在后来,乔燃说起这一晚找到我的画面时,感觉我就跟一只找不到家的小狗似的。而他“正好”路过,勉为其难将我抱回了家。
只是,这一只小狗可没有想象中那么温顺。在回家的路上,我一直攥紧了拳头打在乔燃的胸口上,质问他为什么要这么对我,为什么要拆散我跟三爷。
他一路都没有说话,只是将我抱得愈发紧密,不留一丝空隙。
不知是不是真被乔夫人和刘清雪的话给刺激到了,回去的那天晚上,我迷迷糊糊地睡在床上时,整个人忽然被乔燃摇醒。
我不悦地微微睁开眼睛,有些不满地说道:“你别吵我,我要睡觉。”
“你发烧了,整个人烫的不行。乖,起来,我抱你去医院。”在说完这话后,乔燃迅速弯下身子,一把将我抱了起来。

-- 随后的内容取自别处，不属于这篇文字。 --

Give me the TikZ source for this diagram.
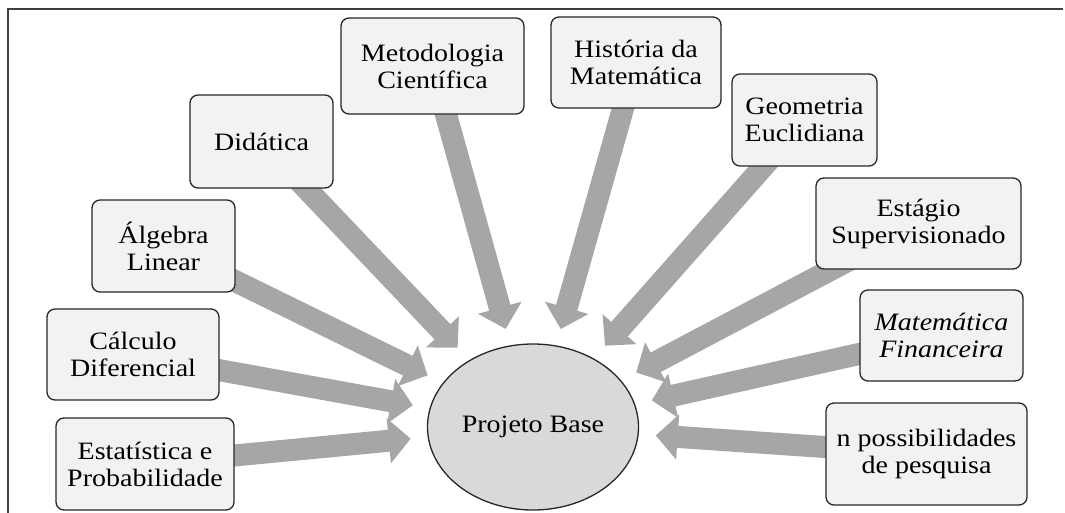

他抱着我一路往楼下走去,司机早已在底下等候。等到我们一上车,司机就立刻启动了车子。
而在中途,我看到乔燃掏出手机,拨了一个电话出去,似乎是打给相熟的医生,说到我发烧的事情,让那医生现在便去医院门口等着人过来。
我原先还不觉得什么,可到了后来,感觉自己的头越发变得昏昏沉沉的,脑子就跟要炸了似的。身上也很烫,这会儿乔燃依旧抱着我,可惜我却不愿意他靠近我,嘴上一直喃喃说着:“热。”

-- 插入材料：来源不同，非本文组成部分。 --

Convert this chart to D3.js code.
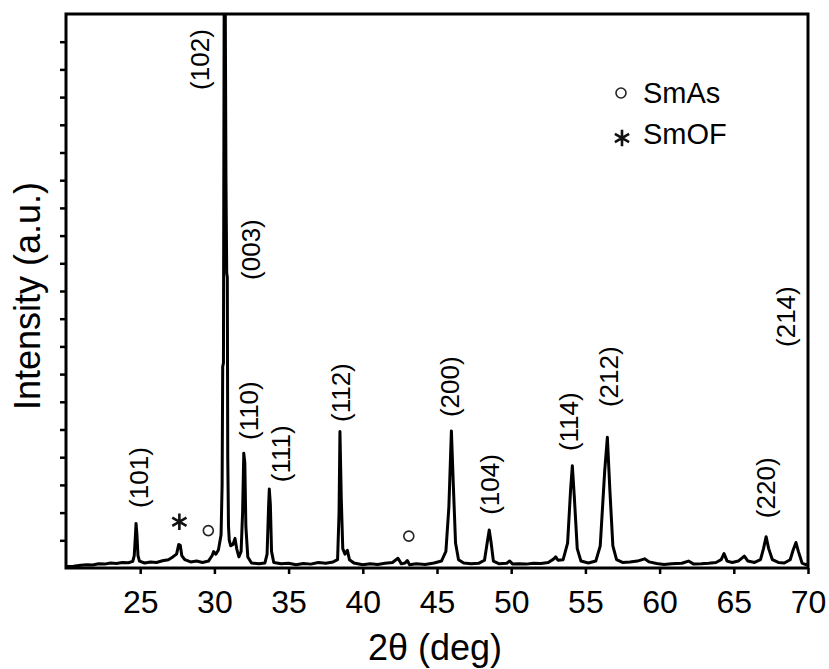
<!DOCTYPE html>
<html>
<head>
<meta charset="utf-8">
<script src="https://cdn.jsdelivr.net/npm/d3@7"></script>
<style>
    body { margin: 0; background: #fff; }
    svg { display: block; font-family: "Liberation Sans", Arial, sans-serif; }
</style>
</head>
<body>
<div id="chart"></div>
<script>
'use strict';

//#region DATA
// XRD trace, 2theta (deg) and intensity (in y tick units)
const twoTheta = [
    20.05, 20.5, 21.0, 21.4, 21.8, 22.2, 22.6, 23.0, 23.4, 23.8, 24.2, 24.5,
    24.6, 24.68, 24.72, 24.78, 24.85, 24.95, 25.3, 25.7, 26.1, 26.5, 26.9, 27.2,
    27.45, 27.6, 27.7, 27.8, 28.0, 28.4, 28.8, 29.2, 29.6, 29.85, 29.95, 30.1,
    30.27, 30.45, 30.52, 30.56, 30.61, 30.66, 30.72, 30.78, 30.83, 30.87, 30.9, 30.95,
    31.0, 31.1, 31.25, 31.39, 31.5, 31.65, 31.8, 31.9, 31.98, 32.05, 32.12, 32.25,
    32.5, 33.0, 33.4, 33.55, 33.65, 33.7, 33.77, 33.85, 34.0, 34.5, 35.0, 35.5,
    36.0, 36.5, 37.0, 37.5, 38.0, 38.3, 38.4, 38.46, 38.55, 38.65, 38.8, 38.96,
    39.1, 39.4, 40.0, 40.5, 41.0, 41.5, 42.0, 42.37, 42.6, 42.85, 43.0, 43.15,
    43.6, 44.2, 44.8, 45.3, 45.6, 45.8, 45.97, 46.1, 46.25, 46.45, 46.8, 47.3,
    47.8, 48.2, 48.38, 48.52, 48.65, 48.8, 49.2, 49.7, 49.9, 50.1, 50.5, 51.0,
    51.5, 52.0, 52.5, 52.85, 53.0, 53.15, 53.5, 53.8, 54.0, 54.12, 54.25, 54.45,
    54.7, 55.2, 55.7, 56.0, 56.3, 56.48, 56.65, 56.85, 57.1, 57.5, 58.0, 58.5,
    58.99, 59.3, 59.8, 60.3, 60.8, 61.5, 61.95, 62.3, 62.8, 63.3, 63.8, 64.15,
    64.34, 64.55, 64.9, 65.3, 65.71, 65.95, 66.4, 66.8, 67.0, 67.18, 67.35, 67.6,
    68.0, 68.4, 68.8, 69.0, 69.19, 69.35, 69.6, 69.85, 70.0
];
const intensity = [
    0.05, 0.06, 0.10, 0.12, 0.11, 0.15, 0.14, 0.18, 0.16, 0.20, 0.19, 0.24,
    0.45, 1.20, 1.61, 1.20, 0.45, 0.25, 0.18, 0.22, 0.20, 0.26, 0.30, 0.40,
    0.50, 0.85, 0.82, 0.45, 0.30, 0.22, 0.25, 0.20, 0.25, 0.45, 0.59, 0.50,
    0.65, 1.20, 3.00, 7.27, 7.40, 21.0, 22.0, 14.0, 10.64, 10.5, 4.00, 1.50,
    1.01, 0.80, 0.85, 1.07, 0.70, 0.40, 0.60, 2.00, 4.14, 3.80, 1.50, 0.40,
    0.18, 0.15, 0.18, 0.50, 2.20, 2.85, 2.30, 0.60, 0.20, 0.15, 0.17, 0.12,
    0.16, 0.14, 0.20, 0.17, 0.22, 0.30, 2.00, 4.93, 2.50, 0.70, 0.50, 0.64,
    0.30, 0.18, 0.12, 0.15, 0.13, 0.17, 0.20, 0.35, 0.15, 0.18, 0.27, 0.12,
    0.15, 0.13, 0.18, 0.25, 0.60, 2.20, 4.95, 3.00, 0.90, 0.30, 0.18, 0.15,
    0.17, 0.28, 0.90, 1.37, 0.90, 0.25, 0.15, 0.17, 0.25, 0.14, 0.15, 0.14,
    0.17, 0.16, 0.20, 0.32, 0.40, 0.28, 0.30, 0.90, 2.80, 3.69, 2.60, 0.70,
    0.25, 0.18, 0.25, 0.80, 3.50, 4.72, 2.80, 0.80, 0.30, 0.20, 0.22, 0.25,
    0.33, 0.22, 0.16, 0.13, 0.15, 0.17, 0.25, 0.14, 0.15, 0.17, 0.20, 0.30,
    0.52, 0.25, 0.20, 0.25, 0.43, 0.25, 0.20, 0.30, 0.70, 1.13, 0.70, 0.30,
    0.20, 0.18, 0.30, 0.65, 0.92, 0.60, 0.18, 0.12, 0.15
];

// peak indices: label, 2theta of the label centre, intensity at the label's lower end
const peakLabels = ['(101)', '(102)', '(003)', '(110)', '(111)', '(112)', '(200)', '(104)', '(114)', '(212)', '(220)', '(214)'];
const peakLabelX = [25.02, 29.14, 32.57, 32.43, 34.56, 38.63, 45.94, 48.67, 54.00, 56.69, 67.26, 68.62];
const peakLabelY = [2.17, 17.26, 10.40, 4.62, 3.10, 5.27, 5.45, 1.92, 4.22, 5.81, 1.80, 7.98];

// impurity markers
const smAsX = [29.59, 43.10];
const smAsY = [1.35, 1.15];
const smOFX = [27.64];
const smOFY = [1.67];

const xTicks = [25, 30, 35, 40, 45, 50, 55, 60, 65, 70];
const yTicks = d3.range(1, 20);
//#endregion

const W = 829;
const H = 669;
const M = { left: 66, right: 21, top: 14, bottom: 101 };
const FONT = '"Liberation Sans", Arial, sans-serif';

function drawChart() {
    const svg = d3.select('#chart')
        .append('svg')
        .attr('width', W)
        .attr('height', H);

    const x = d3.scaleLinear().domain([20, 70]).range([M.left, W - M.right]);
    const y = d3.scaleLinear().domain([0, 20]).range([H - M.bottom, M.top]);

    svg.append('clipPath')
        .attr('id', 'plot-clip')
        .append('rect')
        .attr('x', M.left)
        .attr('y', M.top)
        .attr('width', W - M.left - M.right)
        .attr('height', H - M.top - M.bottom);

    //axes, ticks outward, no domain line (frame drawn separately)
    const xAxis = svg.append('g')
        .attr('transform', `translate(0,${H - M.bottom})`)
        .call(d3.axisBottom(x).tickValues(xTicks).tickSize(6).tickPadding(16).tickSizeOuter(0));
    xAxis.select('.domain').remove();
    xAxis.selectAll('line').attr('stroke', '#000').attr('stroke-width', 2.5);
    xAxis.selectAll('text')
        .attr('fill', '#000')
        .style('font-family', FONT)
        .style('font-size', '32px');

    const yAxis = svg.append('g')
        .attr('transform', `translate(${M.left},0)`)
        .call(d3.axisLeft(y).tickValues(yTicks).tickSize(6).tickFormat(''));
    yAxis.select('.domain').remove();
    yAxis.selectAll('line').attr('stroke', '#000').attr('stroke-width', 2.5);

    //the trace
    const points = twoTheta.map((t, i) => [t, intensity[i]]);
    const line = d3.line()
        .x(d => x(d[0]))
        .y(d => y(d[1]));

    svg.append('path')
        .datum(points)
        .attr('clip-path', 'url(#plot-clip)')
        .attr('fill', 'none')
        .attr('stroke', '#000')
        .attr('stroke-width', 3)
        .attr('stroke-linejoin', 'round')
        .attr('d', line);

    //frame
    svg.append('rect')
        .attr('x', M.left)
        .attr('y', M.top)
        .attr('width', W - M.left - M.right)
        .attr('height', H - M.top - M.bottom)
        .attr('fill', 'none')
        .attr('stroke', '#000')
        .attr('stroke-width', 3);

    //peak labels, rotated, reading upward
    svg.selectAll('.peak-label')
        .data(peakLabels)
        .enter()
        .append('text')
        .attr('class', 'peak-label')
        .attr('transform', (d, i) => `translate(${x(peakLabelX[i])},${y(peakLabelY[i])}) rotate(-90)`)
        .attr('dy', '0.3em')
        .attr('text-anchor', 'start')
        .style('font-size', '26px')
        .attr('fill', '#000')
        .text(d => d);

    //impurity markers
    const asterisk = d3.symbol().type(d3.symbolAsterisk).size(190);

    svg.selectAll('.smas')
        .data(smAsX)
        .enter()
        .append('circle')
        .attr('class', 'smas')
        .attr('cx', d => x(d))
        .attr('cy', (d, i) => y(smAsY[i]))
        .attr('r', 5)
        .attr('fill', 'none')
        .attr('stroke', '#222')
        .attr('stroke-width', 1.6);

    svg.selectAll('.smof')
        .data(smOFX)
        .enter()
        .append('path')
        .attr('class', 'smof')
        .attr('transform', (d, i) => `translate(${x(d)},${y(smOFY[i])})`)
        .attr('d', asterisk)
        .attr('fill', 'none')
        .attr('stroke', '#111')
        .attr('stroke-width', 2.6);

    //legend
    const legend = svg.append('g').attr('transform', 'translate(621,93)');
    legend.append('circle')
        .attr('r', 5)
        .attr('fill', 'none')
        .attr('stroke', '#222')
        .attr('stroke-width', 1.6);
    legend.append('text')
        .attr('x', 22)
        .attr('y', 10)
        .style('font-size', '29px')
        .text('SmAs');
    legend.append('path')
        .attr('transform', 'translate(1,45)')
        .attr('d', asterisk)
        .attr('fill', 'none')
        .attr('stroke', '#111')
        .attr('stroke-width', 2.6);
    legend.append('text')
        .attr('x', 22)
        .attr('y', 51)
        .style('font-size', '29px')
        .text('SmOF');

    //axis titles
    svg.append('text')
        .attr('x', (M.left + W - M.right) / 2 - 2)
        .attr('y', 660)
        .attr('text-anchor', 'middle')
        .style('font-size', '36px')
        .text('2θ (deg)');

    svg.append('text')
        .attr('transform', 'translate(40,296) rotate(-90)')
        .attr('text-anchor', 'middle')
        .style('font-size', '36px')
        .text('Intensity (a.u.)');
}

drawChart();
</script>
</body>
</html>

听到我的嘴上始终喊着“热”,乔燃只好将我放在车子的一边。
他从车载冰箱里头取出一块冰毛巾,将之敷在我的额头上。当那块毛巾贴在我的额头上时,我瞬时觉得一阵凉意朝我袭来,整个人舒服了不少。
到了后来,等到我再次恢复意识时,是输液时扎针被痛醒的。
我疼的整个人都快跳起来了,结果原本即将扎到血管的针偏离了位置,反而划伤了我的手,瞬时便有血滴冒了出来。
虽然流血挺疼的,但我更是被乔燃吓的够呛:“你他妈的没长眼是不是?就不能给我小心点?!”

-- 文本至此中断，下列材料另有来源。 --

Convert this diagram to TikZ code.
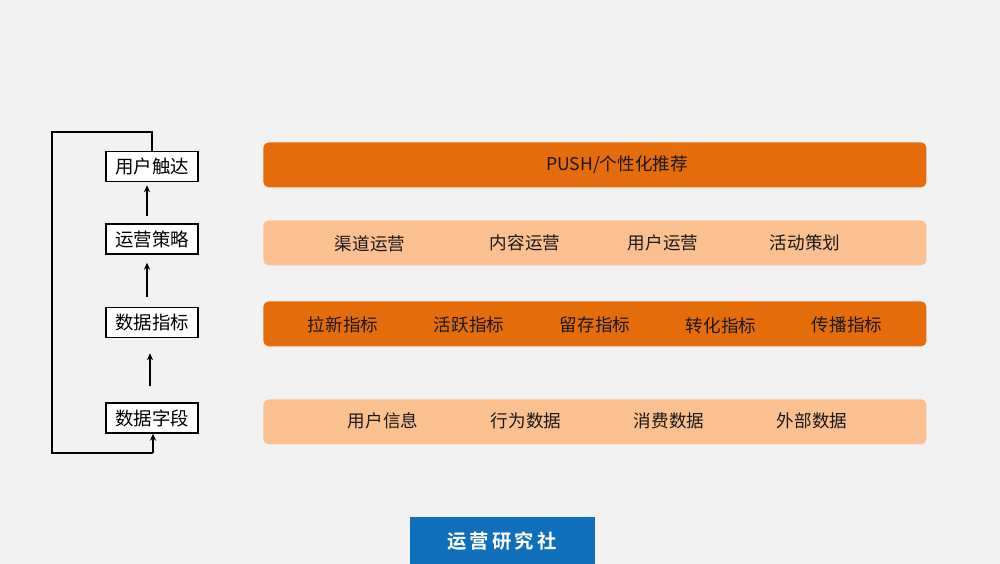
\documentclass[tikz,border=0pt]{standalone}
\usepackage{fontspec}
\setmainfont{Noto Sans CJK SC}
\newfontfamily\cjkbold[BoldFont={* Bold}]{Noto Sans CJK SC}
\usetikzlibrary{arrows.meta}
\definecolor{bgc}{HTML}{F2F2F2}
\definecolor{darkor}{HTML}{E46C0A}
\definecolor{lightor}{HTML}{FBC08F}
\definecolor{blueb}{HTML}{0F6FBA}
\begin{document}
\begin{tikzpicture}[x=0.02cm,y=-0.02cm,
  bar/.style={rounded corners=3pt,minimum width=663*0.02cm,minimum height=45*0.02cm,inner sep=0pt,anchor=north west},
  lbox/.style={draw=black,line width=0.8pt,fill=white,minimum width=92*0.02cm,minimum height=30*0.02cm,inner sep=0pt,font=\fontsize{10.5pt}{12pt}\selectfont},
  item/.style={font=\fontsize{10pt}{11pt}\selectfont,text=black!90},
  up/.style={-{Stealth[length=4pt,width=3.5pt]},line width=0.8pt}]
\fill[bgc] (0,0) rectangle (1000,564);
\useasboundingbox (0,0) rectangle (1000,564);
% bars
\node[bar,fill=darkor] (b1) at (263,142) {};
\node[bar,fill=lightor] (b2) at (263,220) {};
\node[bar,fill=darkor] (b3) at (263,301) {};
\node[bar,fill=lightor] (b4) at (263,399) {};
\node[item] (t1) at (617,165) {PUSH/个性化推荐};
\node[item] (t21) at (370,244) {渠道运营};
\node[item] (t22) at (525,243) {内容运营};
\node[item] (t23) at (663,243) {用户运营};
\node[item] (t24) at (805,243) {活动策划};
\node[item] (t31) at (343,325) {拉新指标};
\node[item] (t32) at (469,325) {活跃指标};
\node[item] (t33) at (595,325) {留存指标};
\node[item] (t34) at (721,326) {转化指标};
\node[item] (t35) at (847,325) {传播指标};
\node[item] (t41) at (383,421) {用户信息};
\node[item] (t42) at (526,421) {行为数据};
\node[item] (t43) at (669,421) {消费数据};
\node[item] (t44) at (812,421) {外部数据};
% left boxes
\node[lbox] (l1) at (152,166.5) {用户触达};
\node[lbox] (l2) at (152,239) {运营策略};
\node[lbox] (l3) at (152,322.5) {数据指标};
\node[lbox] (l4) at (152,418) {数据字段};
\draw[up] ([xshift=-5*0.02cm,yshift=7*0.02cm]l2.north) -- ([xshift=-5*0.02cm,yshift=-3*0.02cm]l1.south);
\draw[up] ([xshift=-5*0.02cm,yshift=10*0.02cm]l3.north) -- ([xshift=-5*0.02cm,yshift=-8*0.02cm]l2.south);
\draw[up] ([xshift=-2*0.02cm,yshift=16*0.02cm]l4.north) -- ([xshift=-2*0.02cm,yshift=-15*0.02cm]l3.south);
\coordinate (c1) at (152,132);
\coordinate (c2) at (52,132);
\coordinate (c3) at (52,453);
\coordinate (c4) at (153,453);
\draw[line width=0.8pt] (l1.north) -- (c1) -- (c2) -- (c3) -- (c4);
\draw[up] (c4) -- ([xshift=1*0.02cm]l4.south);
% logo
\node[fill=blueb,minimum width=185*0.02cm,minimum height=47*0.02cm,inner sep=0pt,anchor=north west] (logo) at (410,517) {};
\node[text=white,font=\cjkbold\bfseries\fontsize{11pt}{13pt}\selectfont] (logot) at (502,541) {运\,营\,研\,究\,社};
\end{tikzpicture}
\end{document}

我这会儿才注意到,刚才给我扎针的人是个年过三十的护士。按说从事护士行业也该有好些年了,但或许还是头一回碰到乔燃这般模样的人吧。
毕竟,刚才是我因为疼痛而本能地挣脱,其实更多的责任都在我这边。不想,乔燃却把所有的怒气都撒在了这位护士的身上,都快把她给说哭了。
☆、393 怪他活该!
393怪他活该!
到了后来,反倒是站在一旁看着较为年长的医生开口说话,为那位护士解了围:“还是先再扎一针输液吧。”
虽然话是这么说,但乔燃却没怎么理会,而是低头问我:“手怎么样了?还疼不疼?”
他对我倒是关切的很,而在这个时候,饶是还是稍稍有点疼,但想到那位无辜受牵连的护士,便摇了摇头,伸出手让护士帮我扎针输液。
我原先破了口子的地方,一直被乔燃用棉球按着止血,在这会儿,已经好了许多。虽然扎针有些疼,但到底人处于清醒状态之下,对此有了充足的心理准备,到底还是将针扎进了血管之中。
输液的时间很是漫长,我躺在床上还好,不过乔燃却没离开的意思,一直在一旁陪着我。
最后,医生离开的时候,还不忘对着乔燃打趣说了一句:“倒是鲜少看到四爷冲冠一怒为红颜的时候。”